UPDATE: We are thrilled to announce that we were dead wrong in our prediction that no more than nine of the dozens of miners trapped in a flooded coal mine in China would be rescued. "At least 115 miners were pulled alive from a flooded coal mine in north China after being trapped for over a week, eating tree bark to survive and prompting jubilant officials to hail their survival a miracle. Rescued miners wrapped in blankets were hurried to waiting ambulances that sped wailing to nearby hospitals. One clapped on his stretcher and reached out his blackened hands to grasp those of rescuers on either side. "A miracle has finally happened," Liu Dezheng told reporters Monday morning, after the first nine miners were taken out shortly after midnight. "We believe that more miracles will happen." " No, not a miracle; just human persistence and will to survive. But for tonight, the Chinese are not vicious fuckers.

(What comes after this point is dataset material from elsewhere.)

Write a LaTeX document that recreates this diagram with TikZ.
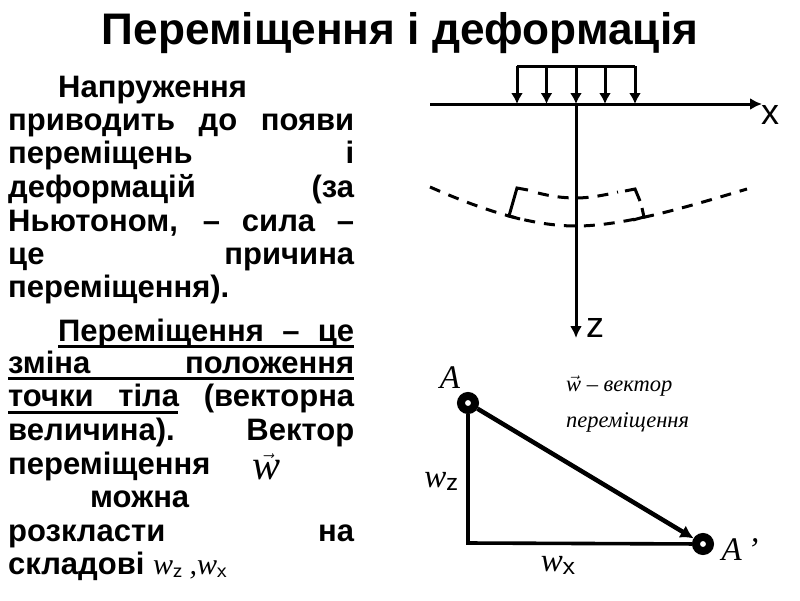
\documentclass[tikz,border=0pt]{standalone}
\usepackage{fontspec}
\setmainfont{Liberation Sans}
\newfontfamily\serifit[ItalicFont=Liberation Serif Italic]{Liberation Serif}
\usetikzlibrary{arrows.meta,positioning,calc}
\tikzset{
  bodytext/.style={anchor=base west, inner sep=0pt, font=\fontsize{31}{34}\selectfont\bfseries},
  axisline/.style={line width=3pt, -{Latex[length=12pt,width=12pt]}},
  loadline/.style={line width=3pt, -{Latex[length=11pt,width=12pt]}},
  beamline/.style={line width=3pt, dash pattern=on 11pt off 9pt},
  hookline/.style={line width=3pt},
  legline/.style={line width=3.6pt},
  ringnode/.style={circle, draw, line width=8pt, minimum size=14pt, inner sep=0pt, fill=white},
  axislab/.style={inner sep=0pt, font=\fontsize{36}{40}\selectfont},
  slantlab/.style={inner sep=0pt, font=\fontsize{33}{38}\selectfont\serifit\itshape},
  notetext/.style={inner sep=0pt, font=\fontsize{22.5}{26}\selectfont\serifit\itshape}
}
\newcommand{\just}[1]{\makebox[346pt][s]{#1}}
\newcommand{\vecw}{$\vec{\hbox{\serifit\itshape w}}$}
\begin{document}
\begin{tikzpicture}[x=1pt, y=-1pt]
  \useasboundingbox (0,0) rectangle (800,600);
  \node[inner sep=0pt, font=\fontsize{44.2}{48}\selectfont\bfseries] (title) at (400,33) {Переміщення і деформація};
  % left column
  \node[bodytext] (par1a) at (58,97) {Напруження};
  \foreach \name/\y/\txt in {par1b/130/приводить до появи, par1c/163/переміщень і, par1d/197/деформацій (за, par1e/231/{Ньютоном, – сила –}, par1f/264/це причина, par2b/373/зміна положення, par2c/406/точки тіла (векторна, par2d/440/величина). Вектор, par2g/541/розкласти на} {
    \node[bodytext] (\name) at (8,\y) {\just{\txt}};
  }
  \node[bodytext] (par1g) at (8,297) {переміщення).};
  \node[bodytext] (par2a) at (58,341) {\makebox[296pt][s]{Переміщення – це}};
  \node[bodytext] (par2e) at (8,474) {переміщення};
  \node[inner sep=0pt, font=\fontsize{42}{46}\selectfont] (vecw) at (267,467) {\vecw};
  \node[bodytext] (par2f) at (90,507) {можна};
  \node[bodytext] (par2h) at (8,574) {складові};
  \node[bodytext, font=\fontsize{30}{34}\selectfont\serifit\itshape] (subw) at (153,574) {w\raisebox{-3pt}{\fontsize{22}{26}\selectfont\normalfont\sffamily z} ,w\raisebox{-3pt}{\fontsize{22}{26}\selectfont\normalfont\sffamily x}};
  \draw[line width=3pt] (58,346) -- (354,346);
  \draw[line width=3pt] (8,378) -- (354,378);
  \draw[line width=3pt] (8,412) -- (178,412);
  % load and axes
  \coordinate (o) at (576,104);
  \coordinate (xbeg) at (430,104);
  \coordinate (xend) at (762,104);
  \coordinate (zend) at (576,338);
  \draw[axisline] (xbeg) -- (xend);
  \draw[axisline] (o) -- (zend);
  \draw[line width=3pt] (517,66) -- (635,66);
  \foreach \x in {517,546.5,576,605,635} {
    \draw[loadline] (\x,66) -- (\x,104);
  }
  \node[axislab] (xlab) at (770,115) {x};
  \node[axislab] (zlab) at (595,328) {z};
  % bent beam
  \draw[beamline] (430,187) .. controls (480,209) and (530,226) .. (576,226) .. controls (625,226) and (690,206) .. (747,189);
  \draw[beamline] (538,193) .. controls (550,196) and (562,198) .. (576,198) .. controls (590,198) and (605,195) .. (618,192);
  \draw[hookline] (528,190) -- (517,188) -- (509,216) -- (520,219);
  \draw[hookline] (625,191) -- (635,189) -- (640,201);
  \draw[hookline] (642,208) -- (644,217) -- (633,220);
  % displacement triangle
  \node[ringnode] (ptA) at (468,403) {};
  \node[ringnode] (ptB) at (703,544) {};
  \coordinate (corner) at (468,543);
  \draw[legline] (ptA) -- (corner) -- (ptB);
  \draw[line width=4.5pt, -{Latex[length=13pt,width=14pt]}] (ptA) -- (ptB);
  \node[slantlab] (labA) at (450,378) {A};
  \node[slantlab] (labB) at (740,550) {A\,’};
  \node[slantlab] (labz) at (441,481) {w\raisebox{-3pt}{\fontsize{28}{32}\selectfont\normalfont\sffamily z}};
  \node[slantlab] (labx) at (558,565) {w\raisebox{-3pt}{\fontsize{28}{32}\selectfont\normalfont\sffamily x}};
  \node[notetext, anchor=west] (notea) at (566,386) {\vecw{} – вектор};
  \node[notetext, anchor=west] (noteb) at (566,422) {переміщення};
\end{tikzpicture}
\end{document}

Fledgling? We do not think that word means what Fox News thinks it means Remember how that exec at Fox took a shot at LL Cool J when he protested an interview he gave being included on Scary Sarie's special on the teevee machine, and the exec said they would remove his interview and wished him luck with his "fledgling acting career"? Yeah, well, on a lark, we googled "LL Cool J + filmography" and we got a long-assed list of roles he has played, both in movies and on television, going all the way back to 1985, about the time Failin' Palin was bailin' on her first of six colleges. No, Deliver Us From Eva and B.A.P.S. didn't get any Oscar nominations, or even a Golden Globe, but "fledgling" sure as hell isn't the word to describe his acting career, either.